Luke also befriends Yusuf, who works for the hotel where Luke and his dad reside. Yusuf takes Luke into the Old City, and Wilhelm’s prose brings it to life: “Yusuf led us past carts of orange and banana sellers, past wide pans where men simmered meat in popping oil, by rickety stalls where peddlers had made piles of random-seeming things—shoe polish, sunglasses, baby formula, plastic flowers. A man had a pole slung across his shoulders, and from each end hung a wire cage filled with parrots.”

Rashi and his friends demand Luke’s allegiance to their mission before Luke even knows what it is. He is astonished when he finds out. “It is God’s will,” Rashi explains. Luke: “How do you know that?” Rashi: “Because our holy book tells me.”

On the other side, Luke is pulled emotionally toward Dani’s warm humanity and Yusuf’s Sufi friends and their music. Dani tells Luke: “I love my faith—Islam teaches us to be tolerant, give to the poor, be generous with guests…This is my religion, not men who want to lock women away and then say we must be protected.
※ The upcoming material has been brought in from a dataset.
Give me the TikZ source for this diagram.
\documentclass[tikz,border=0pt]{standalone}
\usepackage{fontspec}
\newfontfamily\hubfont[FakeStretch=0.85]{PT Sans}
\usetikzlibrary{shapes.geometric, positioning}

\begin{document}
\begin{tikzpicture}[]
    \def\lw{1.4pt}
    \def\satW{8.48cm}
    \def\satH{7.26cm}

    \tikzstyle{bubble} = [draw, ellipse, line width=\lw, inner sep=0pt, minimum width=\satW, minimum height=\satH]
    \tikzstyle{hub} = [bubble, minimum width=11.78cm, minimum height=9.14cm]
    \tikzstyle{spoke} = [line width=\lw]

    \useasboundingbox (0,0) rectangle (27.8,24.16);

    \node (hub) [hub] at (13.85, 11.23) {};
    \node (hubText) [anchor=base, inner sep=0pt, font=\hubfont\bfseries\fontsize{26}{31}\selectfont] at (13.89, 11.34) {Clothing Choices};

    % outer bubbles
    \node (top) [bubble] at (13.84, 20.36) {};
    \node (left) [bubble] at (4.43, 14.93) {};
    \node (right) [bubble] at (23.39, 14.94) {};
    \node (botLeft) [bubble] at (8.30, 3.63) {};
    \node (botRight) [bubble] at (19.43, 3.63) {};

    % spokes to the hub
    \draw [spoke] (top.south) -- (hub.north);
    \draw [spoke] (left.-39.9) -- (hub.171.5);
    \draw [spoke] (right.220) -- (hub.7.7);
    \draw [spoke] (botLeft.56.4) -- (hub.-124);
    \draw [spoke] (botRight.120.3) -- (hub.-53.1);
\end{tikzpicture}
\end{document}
That is not religion! That is boys scared of girls.” Similarly, Yusuf’s friend worries about the fundamentalist Wahhabis: “They start bringing young guys from other countries, to be jihadis. Fine, fine—but now they are telling us that everyone here must be perfect Muslims. We must be pure. And they are saying what this means.”

Luke must choose. It is the choice we humans face worldwide. Do we accept authoritarianism, the voice of the despot, of scripture, of the cult leader, the one who says “I alone can fix it”?

Or do we have the wisdom and the freedom to follow a path that takes its values from the Enlightenment and a cosmopolitan world-view? This alternative demands that we seek truths through the exercise of reason based on evidence and that we cherish the rights and dignity of all humans, including those outside our tribe.

Wilhelm and his young hero Luke know which choice to make.